Cuando esa terrible enfermedad llegó a su vida, nada se sabía de ella. Casi ni los médicos. “Es una de esas enfermedades raras”. Y todos sabemos lo que esa afirmación implica: no hay cura posible. Ahí te das cuenta de que hasta las personas tenemos fecha de caducidad. Pero, como diría aquel: hay maneras y maneras.

Francisco solo vivió un año desde el diagnóstico. Y no fue fácil. Él, conversador incansable por naturaleza, sufrió donde más dolía las primeras consecuencias: perdió el habla. Además, tuvo que visitar el dentista y éste le extrajo una muela con anestesia… Y es que la anestesia, por si no lo saben, acelera los tempos de la ELA. Ya era del todo una carrera a contrarreloj. Tras eso, apenas se pudo comunicarse. Utilizaba un papel para ello, aunque a veces se cansaba y optaba por solo gesticular y sonreír. Porque, sí, Francisco, pese a todo, jamás perdió la sonrisa. Es la perfecta coraza del gladiador: nunca perder la esencia de uno mismo. Y encontró en su hija Dolores la mejor intérprete. Siempre tuvieron una conexión especial… quizá porque era la ‘benjamina’. Y la única capaz de comprender lo que intentaba decir cuando la ELA le arrebató la voz, como Úrsula en La Sirenita, solo que esto no era ficción… era la más cruda de las realidades. Después llegó el estómago. Perdió la capacidad de alimentarse como los demás y tuvo que utilizar una (incómoda) sonda en sus últimos meses de vida. No podía hablar y no podía comer. Era una muerte en vida. Pero al menos… aun era vida. Hasta que un 10 de diciembre de 2010 cuando su corazón habló y se paró para siempre: “hasta aquí hemos llegado Francisco, ahora tenemos que volar hacia otro lado”.

Aquel frío día de noviembre congeló, para siempre, un trocito del corazón de la familia Agudo… Y es que no solo tenían que superar la pérdida de Francisco, sino el ‘cómo’ se había ido. Cualquier adiós duele, pero lo que más sensación de vacío deja es la manera en la que uno lo dice… aunque, a veces, la vida -que dura coincidencia- no permite ni decirlo.

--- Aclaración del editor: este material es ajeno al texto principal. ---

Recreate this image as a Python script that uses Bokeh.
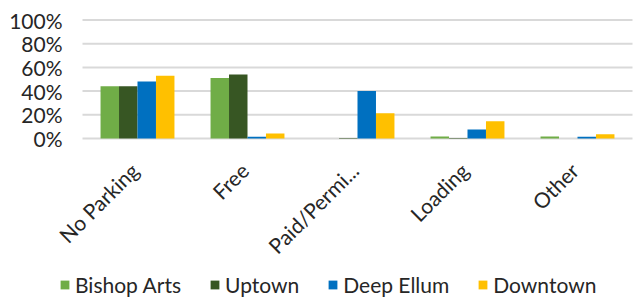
import math
from bokeh.plotting import figure
from bokeh.models import (Range1d, ColumnDataSource, Legend, LegendItem, LabelSet)
from bokeh.core.properties import value
from bokeh.transform import dodge
from bokeh.embed import file_html
from bokeh.resources import INLINE

categories = ["No Parking", "Free", "Paid/Permi...", "Loading", "Other"]
series = ["Bishop Arts", "Uptown", "Deep Ellum", "Downtown"]
bishop_arts = [0.44, 0.51, 0.0, 0.017, 0.017]
uptown = [0.44, 0.54, 0.005, 0.005, 0.0]
deep_ellum = [0.48, 0.015, 0.40, 0.076, 0.015]
downtown = [0.53, 0.042, 0.213, 0.146, 0.036]
colors = ["#70AD47", "#375623", "#0070C0", "#FFC000"]
y_ticks = [0, 0.2, 0.4, 0.6, 0.8, 1.0]
y_tick_labels = ["0%", "20%", "40%", "60%", "80%", "100%"]

FONT = "Lato"
TXT = "#262626"
W, H = 633, 297
PLOT_L, PLOT_R, PLOT_T, PLOT_B = 82, 632, 19.5, 138   # plot area in pixels
n = len(categories)
cat_px = (PLOT_R - PLOT_L) / n
unit_px = PLOT_B - PLOT_T

p = figure(width=W, height=H,
           x_range=Range1d(-PLOT_L / cat_px, n + (W - PLOT_R) / cat_px),
           y_range=Range1d(-(H - PLOT_B) / unit_px, 1 + PLOT_T / unit_px),
           output_backend="svg", toolbar_location=None,
           x_axis_location=None, y_axis_location=None,
           min_border_left=0, min_border_right=0, min_border_top=0, min_border_bottom=0)
p.outline_line_color = None
p.xgrid.visible = False
p.ygrid.visible = False

# horizontal gridlines at the y ticks, spanning the category area
grid_src = ColumnDataSource(dict(y=y_ticks, x0=[0] * len(y_ticks), x1=[n] * len(y_ticks)))
p.segment(x0="x0", x1="x1", y0="y", y1="y", source=grid_src, line_color="#D9D9D9", line_width=2)

src = ColumnDataSource(dict(cat=categories, xc=[i + 0.5 for i in range(n)],
                            b=bishop_arts, u=uptown, d=deep_ellum, t=downtown,
                            zero=[0] * n))

w = 0.168
offs = [-1.5 * w, -0.5 * w, 0.5 * w, 1.5 * w]
renderers = []
for col, off, c in zip(["b", "u", "d", "t"], offs, colors):
    r = p.vbar(x=dodge("xc", off), top=col, width=w, source=src,
               fill_color=c, line_color=None)
    renderers.append(r)

# y tick labels
ytl_src = ColumnDataSource(dict(y=y_ticks, x=[0] * len(y_ticks), text=y_tick_labels))
p.add_layout(LabelSet(x="x", y="y", text="text", source=ytl_src, x_offset=-20,
                      text_align="right", text_baseline="middle",
                      text_font=value(FONT), text_font_size=value("21px"), text_color=value(TXT)))

# category labels, rotated 45 degrees
p.add_layout(LabelSet(x="xc", y="zero", text="cat", source=src, x_offset=-3, y_offset=-28,
                      angle=math.pi / 4, text_align="right", text_baseline="middle",
                      text_font=value(FONT), text_font_size=value("21px"), text_color=value(TXT)))

items = [LegendItem(label=s, renderers=[r]) for s, r in zip(series, renderers)]
legend = Legend(items=items, orientation="horizontal", location=(59, 0),
                glyph_width=11, glyph_height=11, label_standoff=5, spacing=28,
                padding=0, margin=0, border_line_color=None, background_fill_alpha=0,
                label_text_font=FONT, label_text_font_size="21px", label_text_color=TXT,
                label_height=20)
p.add_layout(legend, "center")

open("out.html", "w").write(file_html(p, INLINE))
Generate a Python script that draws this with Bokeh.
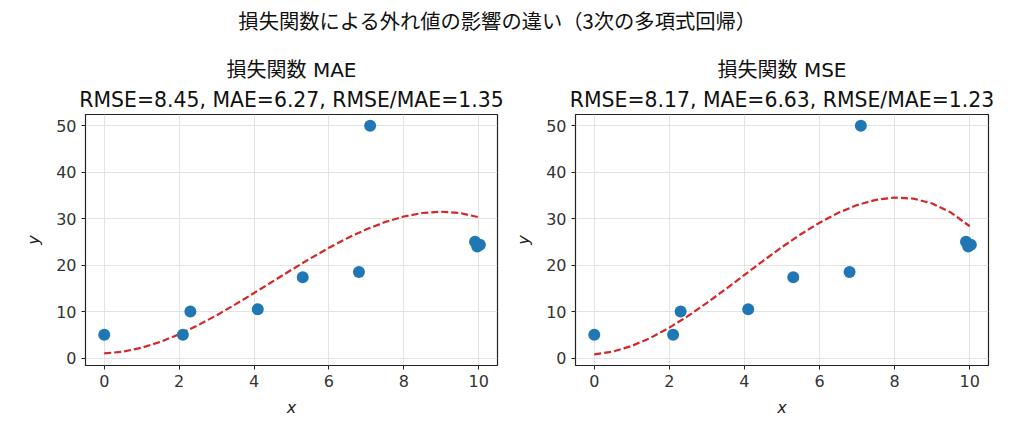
from bokeh.plotting import figure
from bokeh.layouts import column, row
from bokeh.models import Label, Title, FixedTicker, Range1d
from bokeh.embed import file_html
from bokeh.resources import INLINE

# ---- data ----
x_pts = [0.0, 2.1, 2.3, 4.1, 5.3, 6.8, 7.1, 9.9, 9.96, 10.03]
y_pts = [5.0, 5.0, 10.0, 10.5, 17.4, 18.5, 50.0, 25.0, 24.0, 24.4]

curve_x = [0.0, 0.5, 1.0, 1.5, 2.0, 2.5, 3.0, 3.5, 4.0, 4.5, 5.0,
           5.5, 6.0, 6.5, 7.0, 7.5, 8.0, 8.5, 9.0, 9.5, 10.0]
mae_curve_y = [1.0, 1.37, 2.23, 3.50, 5.12, 7.05, 9.20, 11.54, 13.99, 16.49, 18.99,
               21.42, 23.72, 25.84, 27.70, 29.26, 30.45, 31.21, 31.48, 31.20, 30.3]
mse_curve_y = [0.8, 1.39, 2.61, 4.35, 6.54, 9.07, 11.87, 14.84, 17.89, 20.93, 23.88,
               26.64, 29.12, 31.25, 32.91, 34.04, 34.53, 34.30, 33.25, 31.31, 28.36]

suptitle = "損失関数による外れ値の影響の違い（3次の多項式回帰）"
panel_titles = ["損失関数 MAE", "損失関数 MSE"]
panel_metrics = ["RMSE=8.45, MAE=6.27, RMSE/MAE=1.35",
                 "RMSE=8.17, MAE=6.63, RMSE/MAE=1.23"]
x_ticks = [0, 2, 4, 6, 8, 10]
y_ticks = [0, 10, 20, 30, 40, 50]

FONT = "DejaVu Sans, Noto Sans CJK JP"
CJK = "Noto Sans CJK JP"
POINT_COLOR = "#1f77b4"
LINE_COLOR = "#d62728"

# ---- suptitle strip ----
top = figure(width=1005, height=48, toolbar_location=None, output_backend="svg",
             x_range=Range1d(0, 1005), y_range=Range1d(0, 48),
             min_border=0, outline_line_color=None)
top.axis.visible = False
top.grid.visible = False
top.add_layout(Label(x=497, y=29, text=suptitle, text_align="center",
                     text_baseline="middle", text_font=CJK,
                     text_font_size="20.3px", text_color="#111111"))


def make_panel(curve_y, ttl, metrics, width, border_left, border_right):
    p = figure(width=width, height=371, toolbar_location=None, output_backend="svg",
               x_range=Range1d(-0.5, 10.5), y_range=Range1d(-1.6, 52.4),
               min_border_left=border_left, min_border_right=border_right,
               min_border_top=66, min_border_bottom=54)
    # outer line
    p.title = Title(text=ttl, align="center",
                    text_font=FONT, text_font_size="20px",
                    text_font_style="normal", text_color="#111111",
                    standoff=2)
    # inner line (closest to the frame)
    p.add_layout(Title(text=metrics, align="center",
                       text_font=FONT, text_font_size="20.4px",
                       text_font_style="normal", text_color="#111111",
                       standoff=6), "above")
    p.outline_line_color = "#222222"
    p.outline_line_width = 1.2
    p.outline_line_alpha = 1.0

    p.xaxis.ticker = FixedTicker(ticks=x_ticks)
    p.yaxis.ticker = FixedTicker(ticks=y_ticks)
    for ax in (p.xaxis[0], p.yaxis[0]):
        ax.axis_line_color = None
        ax.minor_tick_line_color = None
        ax.major_tick_out = 4
        ax.major_tick_in = 0
        ax.major_tick_line_color = "#222222"
        ax.major_label_text_font = "DejaVu Sans"
        ax.major_label_text_font_size = "16px"
        ax.major_label_text_color = "#333333"
        ax.axis_label_text_font = "DejaVu Sans"
        ax.axis_label_text_font_size = "16px"
        ax.axis_label_text_font_style = "italic"
        ax.axis_label_text_color = "#222222"
    p.xaxis.axis_label = "x"
    p.yaxis.axis_label = "y"
    p.xaxis.axis_label_standoff = 8
    p.yaxis.axis_label_standoff = 10

    p.grid.grid_line_color = "#e3e3e3"
    p.grid.grid_line_alpha = 1.0
    p.grid.grid_line_width = 1

    p.line(curve_x, curve_y, line_color=LINE_COLOR, line_width=2.2, line_dash="7 3")
    p.scatter(x_pts, y_pts, size=12, fill_color=POINT_COLOR, line_color=None)
    return p


p1 = make_panel(mae_curve_y, panel_titles[0], panel_metrics[0], 507, 85, 10)
p2 = make_panel(mse_curve_y, panel_titles[1], panel_metrics[1], 498, 68, 17)

layout = column(top, row(p1, p2))
open("out.html", "w").write(file_html(layout, INLINE))
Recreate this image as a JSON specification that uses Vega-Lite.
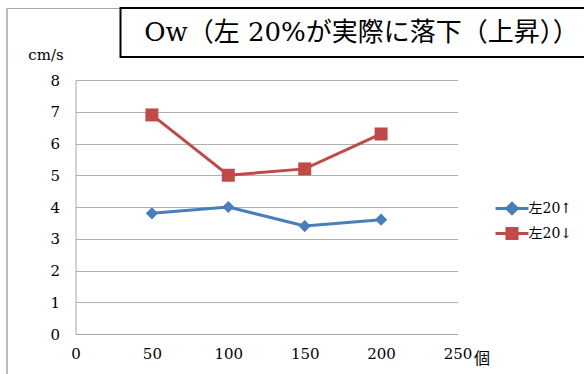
{
  "$schema": "https://vega.github.io/schema/vega-lite/v6.json",
  "padding": {"left": 5.5, "top": 7, "right": -58, "bottom": -5},
  "background": "white",
  "bounds": "flush",
  "spacing": 0,
  "config": {
    "font": "DejaVu Serif, Noto Sans CJK JP",
    "view": {"stroke": null},
    "axis": {
      "labelFont": "DejaVu Serif",
      "labelFontSize": 15,
      "labelColor": "black",
      "labelFlush": false,
      "titleFont": "DejaVu Serif, Noto Sans CJK JP",
      "titleFontWeight": "normal",
      "titleColor": "black",
      "ticks": false,
      "domainColor": "#a6a6a6",
      "gridColor": "#b0b0b0"
    },
    "legend": {"labelFont": "DejaVu Serif, Noto Sans CJK JP"}
  },
  "vconcat": [
    {
      "bounds": "flush",
      "spacing": 0,
      "hconcat": [
        {
          "width": 114,
          "height": 0.01,
          "data": {"values": []},
          "mark": "text",
          "view": {"stroke": "#a6a6a6", "strokeWidth": 1}
        },
        {
          "width": 520,
          "height": 49,
          "view": {"stroke": "black", "strokeWidth": 2},
          "data": {"values": [{"heading": "Ow（左 20%が実際に落下（上昇））"}]},
          "mark": {
            "type": "text",
            "font": "DejaVu Serif, Noto Sans CJK JP",
            "fontSize": 26,
            "baseline": "middle",
            "align": "center",
            "dx": -19,
            "color": "black"
          },
          "encoding": {"text": {"field": "heading"}}
        }
      ]
    },
    {
      "bounds": "flush",
      "spacing": 68,
      "hconcat": [
        {
          "width": 0.01,
          "height": 370,
          "data": {"values": []},
          "mark": "text",
          "view": {"stroke": "#a6a6a6", "strokeWidth": 1}
        },
        {
          "bounds": "flush",
          "spacing": 71,
          "vconcat": [
            {
              "width": 1,
              "height": 1,
              "data": {"values": []},
              "mark": "text"
            },
            {
              "width": 382,
              "height": 254,
              "data": {
                "values": [
                  {"count": 50, "speed": 3.8, "series": "左20↑"},
                  {"count": 100, "speed": 4.0, "series": "左20↑"},
                  {"count": 150, "speed": 3.4, "series": "左20↑"},
                  {"count": 200, "speed": 3.6, "series": "左20↑"},
                  {"count": 50, "speed": 6.9, "series": "左20↓"},
                  {"count": 100, "speed": 5.0, "series": "左20↓"},
                  {"count": 150, "speed": 5.2, "series": "左20↓"},
                  {"count": 200, "speed": 6.3, "series": "左20↓"}
                ]
              },
              "encoding": {
                "x": {
                  "field": "count",
                  "type": "quantitative",
                  "scale": {"domain": [0, 250], "nice": false},
                  "axis": {
                    "values": [0, 50, 100, 150, 200, 250],
                    "grid": false,
                    "labelPadding": 12,
                    "title": "個",
                    "titleFontSize": 16,
                    "titleAlign": "center",
                    "titleBaseline": "middle",
                    "titleX": 406,
                    "titleY": 24
                  }
                },
                "y": {
                  "field": "speed",
                  "type": "quantitative",
                  "scale": {"domain": [0, 8], "nice": false},
                  "axis": {
                    "values": [0, 1, 2, 3, 4, 5, 6, 7, 8],
                    "grid": true,
                    "labelPadding": 16,
                    "title": "cm/s",
                    "titleFontSize": 15,
                    "titleAngle": 0,
                    "titleAlign": "center",
                    "titleBaseline": "middle",
                    "titleX": -30,
                    "titleY": -26
                  }
                },
                "color": {
                  "field": "series",
                  "type": "nominal",
                  "scale": {"domain": ["左20↑", "左20↓"], "range": ["#4a7ebb", "#be4b48"]},
                  "legend": {
                    "title": null,
                    "orient": "none",
                    "legendX": 495,
                    "legendY": 190,
                    "padding": 0,
                    "symbolSize": 324,
                    "symbolOffset": 0,
                    "labelOffset": 6,
                    "rowPadding": 2,
                    "labelFontSize": 14,
                    "labelColor": "black",
                    "encode": {
                      "symbols": {
                        "update": {
                          "shape": {"signal": "datum.value === '左20↑' ? 'M-1.83,0H1.83M0,-0.58L0.58,0L0,0.58L-0.58,0Z' : 'M-1.83,0H1.83M-0.56,-0.56H0.56V0.56H-0.56Z'"},
                          "fill": {"scale": "color", "field": "value"},
                          "stroke": {"scale": "color", "field": "value"},
                          "strokeWidth": {"value": 3},
                          "opacity": {"value": 1},
                          "fillOpacity": {"value": 1}
                        }
                      }
                    }
                  }
                }
              },
              "layer": [
                {"mark": {"type": "line", "strokeWidth": 3}},
                {
                  "mark": {"type": "point", "filled": true, "opacity": 1},
                  "encoding": {
                    "shape": {
                      "condition": {"test": "datum.series === '左20↑'", "value": "diamond"},
                      "value": "square"
                    },
                    "size": {
                      "condition": {"test": "datum.series === '左20↑'", "value": 150},
                      "value": 169
                    }
                  }
                }
              ]
            }
          ]
        }
      ]
    }
  ]
}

A mí esta historia me ha marcado. Y lo ha hecho, porque soy parte de ella. Francisco era mi abuelo, una de las mejores personas que la vida -esa tan bonita como cruel- me ha dado… Y su hija Dolores, mi madre. Desde el día del diagnóstico sueño con que el gobierno español convoque una rueda de prensa, en la que yo esté, y diga: “hemos encontrado una cura para la ELA”.